DFG FOR 816 - HU 636/13-1

From 02/2007 to 12/2010

Principal Investigator: Bernd Huwe
Staff: Mareike LieƟ, Bruno Glaser

Natural disturbances such as landslides have an important affect on biodiversity, pedodiversity and landscape development in the tropical montane forests of Southern Ecuador. Thus, understanding landslides is a precondition for understanding this megadiverse landscape. Our project aims at understanding and predicting the spatiotemporal patterns of landslides based on their abiotic and biotic controls, i.e. terrain and soil properties as well as plant biomass and root cohesion. We hypothesize that the spatiotemporal distribution of shallow landslides is controlled by soil mechanical and hydrological factors in combination with stabilizing and destabilizing factors of above and belowground vegetation.

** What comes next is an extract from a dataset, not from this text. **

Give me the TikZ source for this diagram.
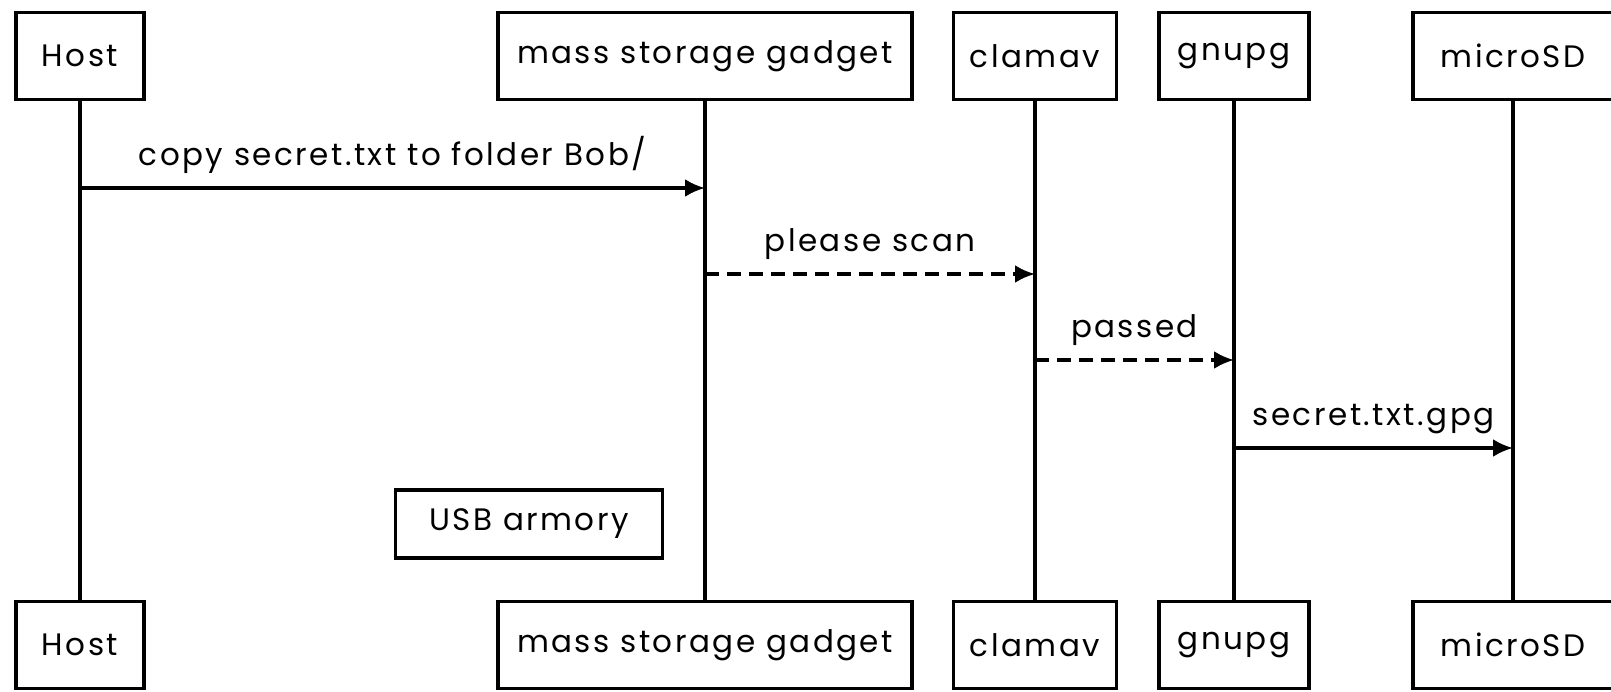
\documentclass[tikz,border=0pt]{standalone}
\usepackage{fontspec}
\setmainfont{Poppins}[LetterSpace=8]
\usetikzlibrary{arrows.meta}

\tikzset{
	actor/.style = {draw, line width = 3.5pt, minimum height = 87pt, inner sep = 0pt,
		font = \fontsize{31}{36}\selectfont},
	lifeline/.style = {line width = 3.5pt},
	msg/.style = {->, line width = 3.5pt},
	reply/.style = {msg, dash pattern = on 14pt off 8pt},
	msglabel/.style = {above = 9pt, font = \fontsize{31}{36}\selectfont}
}

\begin{document}
\begin{tikzpicture}[> = {Latex[length = 20pt, width = 18pt]}, x = 1pt, y = -1pt]

	\useasboundingbox (0, 0) rectangle (1611, 692);

	% Participants, top row

	\node [actor, minimum width = 128pt] (hostTop) at (80, 56) {Host};
	\node [actor, minimum width = 414pt] (gadgetTop) at (705, 56) {mass storage gadget};
	\node [actor, minimum width = 163pt] (clamavTop) at (1035, 56) {clamav};
	\node [actor, minimum width = 150pt] (gnupgTop) at (1234, 56) {gnupg};
	\node [actor, minimum width = 200pt] (sdTop) at (1513, 56) {microSD};

	% Participants, bottom row

	\node [actor, minimum width = 128pt] (hostBot) at (80, 645) {Host};
	\node [actor, minimum width = 414pt] (gadgetBot) at (705, 645) {mass storage gadget};
	\node [actor, minimum width = 163pt] (clamavBot) at (1035, 645) {clamav};
	\node [actor, minimum width = 150pt] (gnupgBot) at (1234, 645) {gnupg};
	\node [actor, minimum width = 200pt] (sdBot) at (1513, 645) {microSD};

	% Lifelines

	\begin{scope}[lifeline]

		\draw (hostTop) -- (hostBot);
		\draw (gadgetTop) -- (gadgetBot);
		\draw (clamavTop) -- (clamavBot);
		\draw (gnupgTop) -- (gnupgBot);
		\draw (sdTop) -- (sdBot);

	\end{scope}

	% Note box

	\node [actor, minimum width = 267pt, minimum height = 68pt] (armory) at (529, 524) {USB armory};

	% Message rows

	\coordinate (copyRow) at (0, 188);
	\coordinate (scanRow) at (0, 274);
	\coordinate (passRow) at (0, 360);
	\coordinate (gpgRow) at (0, 448);

	% Messages

	\draw [msg] (hostTop |- copyRow) -- node [msglabel] {copy secret.txt to folder Bob/} (gadgetTop |- copyRow);
	\draw [reply] (gadgetTop |- scanRow) -- node [msglabel] {please scan} (clamavTop |- scanRow);
	\draw [reply] (clamavTop |- passRow) -- node [msglabel] {passed} (gnupgTop |- passRow);
	\draw [msg] (gnupgTop |- gpgRow) -- node [msglabel] {secret.txt.gpg} (sdTop |- gpgRow);

\end{tikzpicture}
\end{document}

Identifying the spatiotemporal patterns of all driving factors on landscape scale is a prerequisite for a process-based assessment of landslide patterns and dynamics. Therefore, we develop process-based models of forest dynamics and we regionalize terrain attributes, soil properties and hydrological factors by soil landscape modelling. The resulting information serves as static and dynamic predictors in a spatially-explicit, dynamic landscape model based on soil stability model theory. This landscape model helps to understand the interplay of the main drivers and predicts the spatiotemporal distribution of landslides along with their implications on habitat dynamics, biodiversity, risk assessment and forest management.